Против кого дружите? (Стеблов) - страница 162

Летом, на даче, поутру, у пруда занимался йогой. В конце на молитву встал. «Отче наш…» Стою на коленях. Руки к небу возвел. И вдруг стал расти. Стал огромным. Как вселенная стал. Совершенно реально. Не галлюцинация. Не иллюзия. Совершенно реально, явственно сознаю: одной рукой облако достаю, другой цветок у земли. Сценическая практика приучила к повышенному самоконтролю. Реальность происходящего была очевидной. В этот момент для меня, далекого от точных наук, прояснились понятия: сворачивание пространства, разворачивание пространства. Выворачивание пространства, когда внутреннее становится внешним, а внешнее – внутренним. Пространственная трансформация… Я не могу объяснить, но сам понимаю. И еще понимаю: человек не то, что мы видим физическим глазом, а нечто большее, связанное со всем миром, с мирами, с Богом связанное. То, что произошло со мной тогда, у пруда, никогда более не повторилось. Никогда.

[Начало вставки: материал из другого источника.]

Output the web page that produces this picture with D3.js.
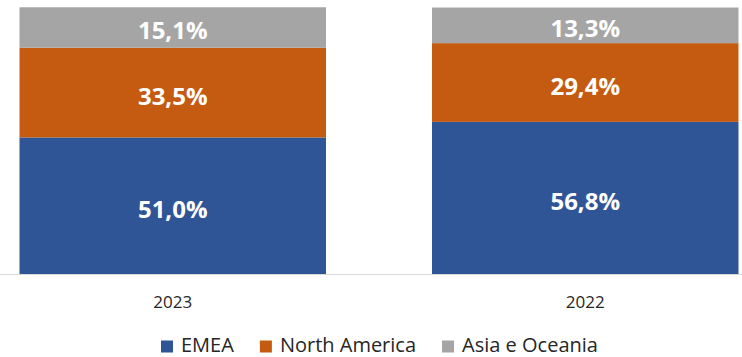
<!DOCTYPE html>
<html>
<head>
<meta charset="utf-8">
<script src="https://cdn.jsdelivr.net/npm/d3@7"></script>
<style>
  html, body { margin: 0; padding: 0; background: #fff; }
  svg { display: block; }
</style>
</head>
<body>
<svg id="chart" width="742" height="357"></svg>
<script>
const categories = ["2023", "2022"];
const seriesNames = ["EMEA", "North America", "Asia e Oceania"];
const emea = [51.0, 56.8];
const northAmerica = [33.5, 29.4];
const asiaOceania = [15.1, 13.3];
const colors = ["#2F5597", "#C55A11", "#A5A5A5"];

const svg = d3.select("#chart");
const W = 742, H = 357;

const rows = categories.map((c, i) => ({
  cat: c, "EMEA": emea[i], "North America": northAmerica[i], "Asia e Oceania": asiaOceania[i]
}));
const stacked = d3.stack().keys(seriesNames)(rows);

const x = d3.scaleBand().domain(categories).range([-33.5, 791.5])
  .paddingInner(0.257).paddingOuter(0.1285);
const y = d3.scaleLinear().domain([0, 100]).range([274, 6.2]);
const color = d3.scaleOrdinal().domain(seriesNames).range(colors);

const fmt = v => v.toFixed(1).replace(".", ",") + "%";

const g = svg.append("g");
stacked.forEach(layer => {
  const lg = g.append("g");
  lg.selectAll("rect").data(layer).join("rect")
    .attr("x", d => x(d.data.cat))
    .attr("width", x.bandwidth())
    .attr("y", d => y(d[1]))
    .attr("height", d => y(d[0]) - y(d[1]))
    .attr("fill", color(layer.key));
  lg.selectAll("text").data(layer).join("text")
    .attr("x", d => x(d.data.cat) + x.bandwidth() / 2)
    .attr("y", d => (y(d[0]) + y(d[1])) / 2 + 12)
    .attr("text-anchor", "middle")
    .attr("font-family", "'Open Sans', sans-serif")
    .attr("font-weight", "bold")
    .attr("font-size", 24)
    .attr("fill", "#fff")
    .text(d => fmt(d[1] - d[0]));
});

// axis baseline
svg.append("line")
  .attr("x1", 0).attr("x2", W)
  .attr("y1", y(0) + 0.5).attr("y2", y(0) + 0.5)
  .attr("stroke", "#D9D9D9").attr("stroke-width", 1);

// category labels
svg.append("g").selectAll("text").data(categories).join("text")
  .attr("x", d => x(d) + x.bandwidth() / 2)
  .attr("y", 307.5)
  .attr("text-anchor", "middle")
  .attr("font-family", "'Open Sans', sans-serif")
  .attr("font-size", 17)
  .attr("fill", "#262626")
  .text(d => d);

// legend
const legend = svg.append("g");
let lx = 161;
seriesNames.forEach(name => {
  legend.append("rect")
    .attr("x", lx).attr("y", 340.5)
    .attr("width", 12).attr("height", 12)
    .attr("fill", color(name));
  const t = legend.append("text")
    .attr("x", lx + 20).attr("y", 352)
    .attr("font-family", "'Open Sans', sans-serif")
    .attr("font-size", 20)
    .attr("fill", "#262626")
    .text(name);
  lx += 20 + t.node().getComputedTextLength() + 26;
});
</script>
</body>
</html>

Года два назад заведующая литературной частью рыбинского драмтеатра Лариса Львова обратилась ко мне с просьбой прислать поздравление к юбилейной дате театра, которое опубликуют в местной газете. Что я и сделал, упомянув в заметке о Павле Павловиче Стеблове, моем прадеде, действительном статском советнике, депутате городской думы, директоре Рыбинской мужской гимназии, потому что воспринял весть из Рыбинска как своеобразный зов предков и дал себе слово побывать на могиле прадеда. Не сразу обстоятельства способствовали тому, но наконец свершилось стараниями все той же Львовой. Четыре с половиной часа езды на машине – и я в Рыбинске. В гостинице на берегу Волги. На другом берегу виднеется старинная каменная ротонда. Главная улица – маленький Петербург. Театр полон. Вечер благотворительный, для местной интеллигенции. Учителя, врачи. Около трех часов с одним антрактом стою на сцене в нетопленом зале. Но атмосфера теплая, праздничная, доброжелательная. Вопросы, вопросы, вопросы… Ответы, ответы, ответы… Потом товарищеский ужин в кабинете директора с искренними гитарными перепевами. Пели артисты, пел директор. Я тоже пел: «Летя на тройке, полупьяный, я буду вспоминать о вас, и по щеке моей румяной слеза скатится с пьяных глаз…» На следующий день я стоял под окнами квартиры прадеда при мужской гимназии. В квартире какое-то учреждение. Однако сохранился купол домовой церкви, которую отстроил прадед. Там же его и отпевали (по завещанию). Могилу не удалось найти. Только примерное место у церкви на кладбище. Дьякон отворил храм. Я свечки поставил. Прадеду – за упокой. Папе – за здравие.